BARTLEBY ET COMPAGNIE

Un livre sans narration, par Enrique Vila-Matas.

L'auteur, né en 1948 à Barcelone, a écrit un livre unique que nous allons explorer. Tout livre ne nécessite pas forcément une narration au premier sens du terme, mais il y a toujours un contenu, un plan, des chapitres, un déroulé, etc.
Ici, Enrique Vila-Matas nous présente un livre constitué uniquement de notes de bas de page, qui ne font référence à aucun texte, il n'y a donc que des notes de bas de page.
Retour en arrière : Melville, avec son livre "Bartleby le scribe", a laissé une nouvelle qui pourrait sembler monotone, simpliste, plate mais non en fait : Bartleby, employé de bureau dans une petite entreprise de juristes, refuse systématiquement à son patron bienveillant et attentif toutes les demandes qui lui sont soumises par la phrase "je préferais ne pas", comme si ces mots étaient uniques dans ses réponses. "Je préférerais qu'on me laisse tranquille", "je préférerais ne pas vous quitter", "je préfère ne pas donner de réponse", "je préferais qu'on me laisse tranquille ici", ...

Le livre d'Enrique Vila-Matas reprend cette idée du vide, du texte qui n'aboutit pas ou plus. Il prend en référence un des ses amis, Juan, qui fait référence à des auteurs qui n'ont écrit qu'un livre et qui ont arrêté. Et Enrique Vila-Matas discourt sur ces personnages qui n'ont pas existé pour produire une absence de texte, la négation d'un texte, alimentée uniquement par des notes de bas de page. C'est subtil, malin, intelligent !
Il écrit "Ces notes n’ont pas d’essence, pas plus qu’il n’y a d’essence de la littérature, car l’essence de tout texte est précisément d’échapper à la moindre détermination essentielle, à la moindre affirmation vouée à le stabiliser ou à le réaliser".

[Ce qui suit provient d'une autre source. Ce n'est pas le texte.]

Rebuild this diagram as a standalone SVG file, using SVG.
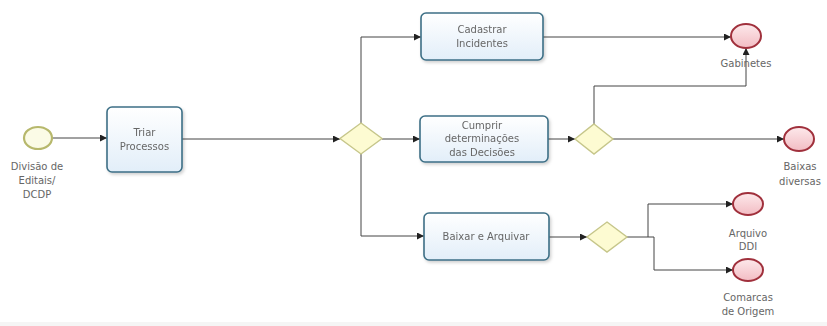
<svg xmlns="http://www.w3.org/2000/svg" width="827" height="326" viewBox="0 0 827 326">
<defs>
<style>
.lbl{font-family:"DejaVu Sans","Liberation Sans",sans-serif;font-size:10px;fill:#666;text-anchor:middle}
.task{fill:url(#gTask);stroke:#3d6f86;stroke-width:1.6}
.gw{fill:#fdfbd2;stroke:#c6c68a;stroke-width:1.4}
.end{fill:url(#gEnd);stroke:#a0303c;stroke-width:2}
.start{fill:#fbfbe6;stroke:#b7b86c;stroke-width:2.2}
.cn{fill:none;stroke:#444;stroke-width:1;marker-end:url(#arr)}
</style>
<linearGradient id="gTask" x1="0" y1="0" x2="0" y2="1">
<stop offset="0" stop-color="#ffffff"/>
<stop offset="1" stop-color="#e2eef9"/>
</linearGradient>
<linearGradient id="gEnd" x1="0" y1="0" x2="0" y2="1">
<stop offset="0" stop-color="#fde9eb"/>
<stop offset="1" stop-color="#f2bcc3"/>
</linearGradient>
<filter id="sh" x="-10%" y="-10%" width="130%" height="140%">
<feDropShadow dx="1.5" dy="2" stdDeviation="1.5" flood-color="#000" flood-opacity="0.18"/>
</filter>
<marker id="arr" markerWidth="7" markerHeight="7" refX="7" refY="3.5" orient="auto" markerUnits="userSpaceOnUse">
<path d="M0,0 L7,3.5 L0,7 Z" fill="#222"/>
</marker>
</defs>
<rect x="0" y="0" width="827" height="326" fill="#ffffff"/>
<rect x="0" y="322" width="827" height="4" fill="#f5f5f5"/>

<g id="connectors">
<path class="cn" d="M53,138 H107"/>
<path class="cn" d="M182,139 H340"/>
<path class="cn" d="M361,123 V37 H421"/>
<path class="cn" d="M382,139 H420"/>
<path class="cn" d="M361,154 V236 H424"/>
<path class="cn" d="M543,37 H731"/>
<path class="cn" d="M548,139 H575"/>
<path class="cn" d="M594,124 V86 H746 V48"/>
<path class="cn" d="M613,139 H784"/>
<path class="cn" d="M549,237 H587"/>
<path class="cn" d="M627,237 H648 V204 H733"/>
<path class="cn" d="M648,237 H654 V270 H733"/>
</g>

<g id="start">
<ellipse class="start" cx="38" cy="138" rx="14" ry="11"/>
<text class="lbl" x="37" y="170">Divisão de</text>
<text class="lbl" x="37" y="184">Editais/</text>
<text class="lbl" x="37" y="198">DCDP</text>
</g>

<g id="triar" filter="url(#sh)">
<rect class="task" x="107" y="107" width="75" height="65" rx="5"/>
<text class="lbl" x="144.5" y="136">Triar</text>
<text class="lbl" x="144.5" y="150">Processos</text>
</g>

<g id="gw1">
<path class="gw" d="M361,123 L382,138.5 L361,154 L340,138.5 Z"/>
</g>

<g id="cadastrar" filter="url(#sh)">
<rect class="task" x="421" y="13" width="122" height="47" rx="5"/>
<text class="lbl" x="482" y="33">Cadastrar</text>
<text class="lbl" x="482" y="47">Incidentes</text>
</g>

<g id="cumprir" filter="url(#sh)">
<rect class="task" x="420" y="116" width="128" height="46" rx="5"/>
<text class="lbl" x="482" y="129">Cumprir</text>
<text class="lbl" x="482" y="142">determinações</text>
<text class="lbl" x="482" y="156">das Decisões</text>
</g>

<g id="baixar" filter="url(#sh)">
<rect class="task" x="424" y="213" width="125" height="47" rx="5"/>
<text class="lbl" x="486" y="240">Baixar e Arquivar</text>
</g>

<g id="gw2">
<path class="gw" d="M594,124 L613,139 L594,154 L575,139 Z"/>
</g>

<g id="gw3">
<path class="gw" d="M607,222 L627,237 L607,252 L587,237 Z"/>
</g>

<g id="gabinetes">
<ellipse class="end" cx="746" cy="36" rx="15" ry="12"/>
<text class="lbl" x="746" y="67">Gabinetes</text>
</g>

<g id="baixas">
<ellipse class="end" cx="799" cy="139" rx="15" ry="12"/>
<text class="lbl" x="800" y="170">Baixas</text>
<text class="lbl" x="800" y="185">diversas</text>
</g>

<g id="arquivo">
<ellipse class="end" cx="748" cy="204" rx="15" ry="11"/>
<text class="lbl" x="748" y="237">Arquivo</text>
<text class="lbl" x="748" y="250">DDI</text>
</g>

<g id="comarcas">
<ellipse class="end" cx="748" cy="270" rx="15" ry="11"/>
<text class="lbl" x="748" y="301">Comarcas</text>
<text class="lbl" x="748" y="315">de Origem</text>
</g>
</svg>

Il évoque ceux qui ont renoncé à la littérature, les "agraphiques", avec des personnages et histoires réels. C'est-à-dire qu'il prend prétexte de personnages ayant arrêté d'écrire de son ami Derain, qu'il évoque dans son livre, pour conter en notes, d'autres histoires, réelles celles-là sur ce même sujet. "Tous les auteurs de ce livre sont inventés, de même que les récits attribués aux bartlebys en question sont en réalité l’œuvre de Derain lui-même.
J’ai donc envoyé un bref courrier à Derain pour lui demander s’il aurait la bonté de collaborer à la rédaction de ce carnet de notes en bas de page. Je lui ai expliqué que ce livre signera mon retour à l’écriture après vingt-cinq ans d’éclipse littéraire. Je lui ai joint une liste des bartlebys déjà inventoriés par mes soins et l’ai prié de me fournir des notices sur ceux des Écrivains Négatifs dont il constaterait l’absence dans mon travail".

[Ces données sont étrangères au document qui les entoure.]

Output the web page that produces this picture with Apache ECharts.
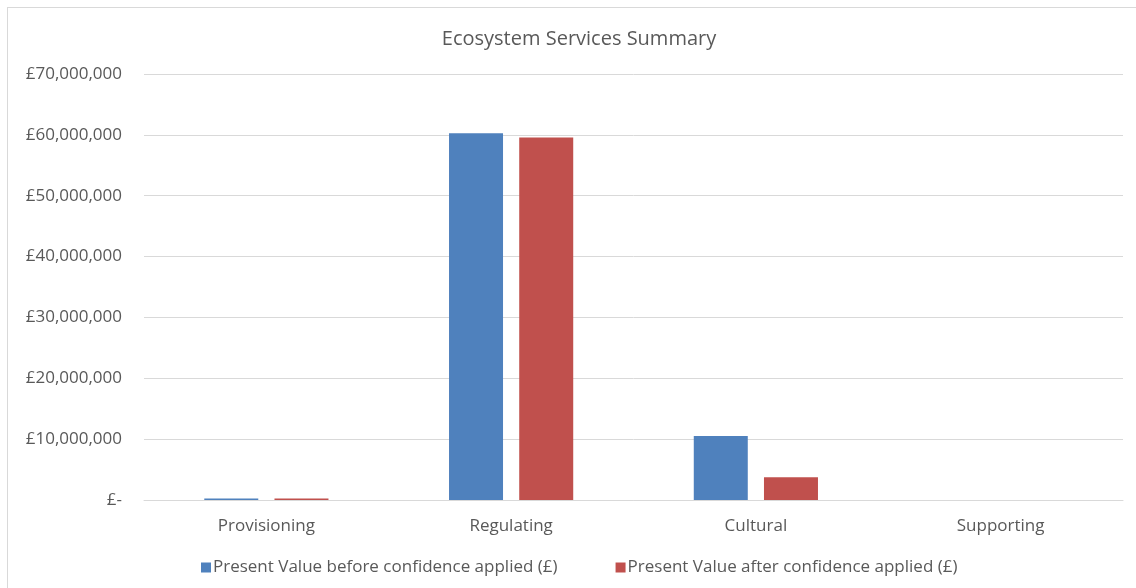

Et là, c'est intelligent, riche, et une autre approche de l'écrivain devant sa page blanche.
Il cite, non pas comme un dictionnaire ou une liste d'auteurs référents pour crédibiliser son propre livre, des écrivains dans leur vie quotidienne, intime. En 86 notes de bas de page, on rentre chez Robert Walser, Tolstoï, Borges, Chesterton, Julien Gracq, Claudio Magris, Maupassant, Simenon, Salinger, Pynchon, Melville (forcément), Marcel Ducahmp, Perec, Jules Renard, Rimbaud, etc.

Sans jeu de mots, ce livre se lit... comme un roman ! C'est passionnant et rend bien compte de vie d'écrivains.